**** DATA PROVIDED

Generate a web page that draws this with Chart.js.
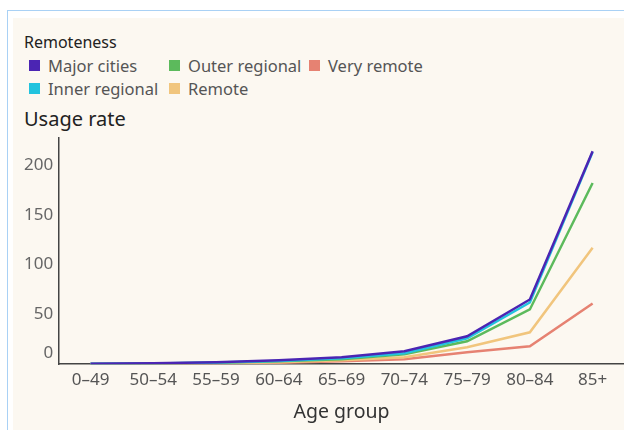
<!DOCTYPE html>
<html>
<head>
<meta charset="utf-8">
<script src="https://cdn.jsdelivr.net/npm/chart.js@4"></script>
<style>
    body { margin: 0; background: #fff; font-family: "Noto Sans", sans-serif; }
    .frame { position: absolute; left: 7px; top: 10px; right: 0; bottom: 0;
        border-left: 1.5px solid #a9d1f5; border-top: 1.5px solid #a9d1f5; }
    .panel { position: absolute; left: 5px; top: 7px; right: 0; bottom: 0; background: #fcf8f1; }
    .legend-title { position: absolute; left: 11px; top: 13px; font-size: 16px; color: #222; }
    .legend { position: absolute; left: 16px; top: 36px; display: grid;
        grid-template-rows: 23px 23px; grid-auto-flow: column; grid-template-columns: 140px 140px max-content;
        font-size: 16.5px; color: #555; }
    .legend span { display: flex; align-items: center; white-space: nowrap; }
    .legend i { width: 11px; height: 11px; margin-right: 8px; display: inline-block; }
    .title { position: absolute; left: 11px; top: 87px; font-size: 20px; color: #222; }
    .chart { position: absolute; left: 0; top: 104px; width: 612px; height: 308px; }
</style>
</head>
<body>
<div class="frame"><div class="panel">
    <div class="legend-title">Remoteness</div>
    <div class="legend" id="legend"></div>
    <div class="title">Usage rate</div>
    <div class="chart"><canvas id="usageChart"></canvas></div>
</div></div>
<script>
const ageGroups = ["0–49", "50–54", "55–59", "60–64", "65–69", "70–74", "75–79", "80–84", "85+"];
const majorCities = [0.5, 1, 2, 4, 7, 13, 28, 65, 214];
const innerRegional = [0.4, 0.8, 1.6, 3.3, 6, 11, 26, 62, 213];
const outerRegional = [0.3, 0.7, 1.4, 3, 5, 10, 23, 55, 182];
const remote = [0.2, 0.5, 1, 2, 4, 7, 17, 32, 117];
const veryRemote = [0.2, 0.4, 0.8, 1.5, 3, 5, 12, 18, 61];
const yTicks = [0, 50, 100, 150, 200];

const series = [
    { label: "Major cities", data: majorCities, color: "#4b25b3" },
    { label: "Inner regional", data: innerRegional, color: "#22c3de" },
    { label: "Outer regional", data: outerRegional, color: "#5cba5c" },
    { label: "Remote", data: remote, color: "#f1c57d" },
    { label: "Very remote", data: veryRemote, color: "#e68272" },
];

// legend order in the picture: column by column
const legendOrder = ["Major cities", "Inner regional", "Outer regional", "Remote", "Very remote"];
document.getElementById("legend").innerHTML = legendOrder.map(function (name) {
    const s = series.find(x => x.label === name);
    return '<span><i style="background:' + s.color + '"></i>' + name + "</span>";
}).join("");

// the zero label sits above the axis line
const zeroLabel = {
    id: "zeroLabel",
    afterDraw(chart) {
        const y = chart.scales.y;
        const c = chart.ctx;
        c.save();
        c.font = '17px "Noto Sans"';
        c.fillStyle = "#666";
        c.textAlign = "right";
        c.textBaseline = "middle";
        c.fillText("0", y.right - 6, y.getPixelForValue(0) - 11);
        c.restore();
    },
};

const ctx = document.getElementById("usageChart");
new Chart(ctx, {
    type: "line",
    data: {
        labels: ageGroups,
        datasets: series.map(s => ({
            label: s.label,
            data: s.data,
            borderColor: s.color,
            backgroundColor: s.color,
            borderWidth: 2.5,
            pointRadius: 0,
            tension: 0,
            fill: false,
        })),
    },
    plugins: [zeroLabel],
    options: {
        responsive: true,
        maintainAspectRatio: false,
        animation: false,
        layout: { padding: { left: 5, right: 1, top: 0, bottom: 6 } },
        plugins: {
            legend: { display: false },
            title: { display: false },
            tooltip: { enabled: false },
        },
        scales: {
            y: {
                min: 0,
                max: 227,
                afterBuildTicks: axis => { axis.ticks = yTicks.map(v => ({ value: v })); },
                grid: { display: false, drawTicks: false },
                border: { display: true, color: "#444", width: 1.5 },
                ticks: {
                    padding: 6,
                    color: c => (c.tick && c.tick.value === 0 ? "rgba(0,0,0,0)" : "#666"),
                    font: { family: "Noto Sans", size: 17 },
                },
            },
            x: {
                offset: true,
                grid: { display: false, drawTicks: false },
                border: { display: true, color: "#444", width: 1.5 },
                ticks: {
                    padding: 6,
                    color: "#555",
                    maxRotation: 0,
                    font: { family: "Noto Sans", size: 17 },
                },
                title: {
                    display: true,
                    text: "Age group",
                    color: "#333",
                    font: { family: "Noto Sans", size: 19.5 },
                    padding: { top: 4, bottom: 0 },
                },
            },
        },
    },
});
</script>
</body>
</html>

********

Write the lines above out again exactly, without any of their pictures.

Generate a web page that draws this with Chart.js.
<!DOCTYPE html>
<html>
<head>
<meta charset="utf-8">
<script src="https://cdn.jsdelivr.net/npm/chart.js@4"></script>
<style>
    body { margin: 0; background: #fff; font-family: "Noto Sans", sans-serif; }
    .frame { position: absolute; left: 7px; top: 10px; right: 0; bottom: 0;
        border-left: 1.5px solid #a9d1f5; border-top: 1.5px solid #a9d1f5; }
    .panel { position: absolute; left: 5px; top: 7px; right: 0; bottom: 0; background: #fcf8f1; }
    .legend-title { position: absolute; left: 11px; top: 13px; font-size: 16px; color: #222; }
    .legend { position: absolute; left: 16px; top: 36px; display: grid;
        grid-template-rows: 23px 23px; grid-auto-flow: column; grid-template-columns: 140px 140px max-content;
        font-size: 16.5px; color: #555; }
    .legend span { display: flex; align-items: center; white-space: nowrap; }
    .legend i { width: 11px; height: 11px; margin-right: 8px; display: inline-block; }
    .title { position: absolute; left: 11px; top: 87px; font-size: 20px; color: #222; }
    .chart { position: absolute; left: 0; top: 104px; width: 612px; height: 308px; }
</style>
</head>
<body>
<div class="frame"><div class="panel">
    <div class="legend-title">Remoteness</div>
    <div class="legend" id="legend"></div>
    <div class="title">Usage rate</div>
    <div class="chart"><canvas id="usageChart"></canvas></div>
</div></div>
<script>
const ageGroups = ["0–49", "50–54", "55–59", "60–64", "65–69", "70–74", "75–79", "80–84", "85+"];
const majorCities = [0.5, 1, 2, 4, 7, 13, 28, 65, 214];
const innerRegional = [0.4, 0.8, 1.6, 3.3, 6, 11, 26, 62, 213];
const outerRegional = [0.3, 0.7, 1.4, 3, 5, 10, 23, 55, 182];
const remote = [0.2, 0.5, 1, 2, 4, 7, 17, 32, 117];
const veryRemote = [0.2, 0.4, 0.8, 1.5, 3, 5, 12, 18, 61];
const yTicks = [0, 50, 100, 150, 200];

const series = [
    { label: "Major cities", data: majorCities, color: "#4b25b3" },
    { label: "Inner regional", data: innerRegional, color: "#22c3de" },
    { label: "Outer regional", data: outerRegional, color: "#5cba5c" },
    { label: "Remote", data: remote, color: "#f1c57d" },
    { label: "Very remote", data: veryRemote, color: "#e68272" },
];

// legend order in the picture: column by column
const legendOrder = ["Major cities", "Inner regional", "Outer regional", "Remote", "Very remote"];
document.getElementById("legend").innerHTML = legendOrder.map(function (name) {
    const s = series.find(x => x.label === name);
    return '<span><i style="background:' + s.color + '"></i>' + name + "</span>";
}).join("");

// the zero label sits above the axis line
const zeroLabel = {
    id: "zeroLabel",
    afterDraw(chart) {
        const y = chart.scales.y;
        const c = chart.ctx;
        c.save();
        c.font = '17px "Noto Sans"';
        c.fillStyle = "#666";
        c.textAlign = "right";
        c.textBaseline = "middle";
        c.fillText("0", y.right - 6, y.getPixelForValue(0) - 11);
        c.restore();
    },
};

const ctx = document.getElementById("usageChart");
new Chart(ctx, {
    type: "line",
    data: {
        labels: ageGroups,
        datasets: series.map(s => ({
            label: s.label,
            data: s.data,
            borderColor: s.color,
            backgroundColor: s.color,
            borderWidth: 2.5,
            pointRadius: 0,
            tension: 0,
            fill: false,
        })),
    },
    plugins: [zeroLabel],
    options: {
        responsive: true,
        maintainAspectRatio: false,
        animation: false,
        layout: { padding: { left: 5, right: 1, top: 0, bottom: 6 } },
        plugins: {
            legend: { display: false },
            title: { display: false },
            tooltip: { enabled: false },
        },
        scales: {
            y: {
                min: 0,
                max: 227,
                afterBuildTicks: axis => { axis.ticks = yTicks.map(v => ({ value: v })); },
                grid: { display: false, drawTicks: false },
                border: { display: true, color: "#444", width: 1.5 },
                ticks: {
                    padding: 6,
                    color: c => (c.tick && c.tick.value === 0 ? "rgba(0,0,0,0)" : "#666"),
                    font: { family: "Noto Sans", size: 17 },
                },
            },
            x: {
                offset: true,
                grid: { display: false, drawTicks: false },
                border: { display: true, color: "#444", width: 1.5 },
                ticks: {
                    padding: 6,
                    color: "#555",
                    maxRotation: 0,
                    font: { family: "Noto Sans", size: 17 },
                },
                title: {
                    display: true,
                    text: "Age group",
                    color: "#333",
                    font: { family: "Noto Sans", size: 19.5 },
                    padding: { top: 4, bottom: 0 },
                },
            },
        },
    },
});
</script>
</body>
</html>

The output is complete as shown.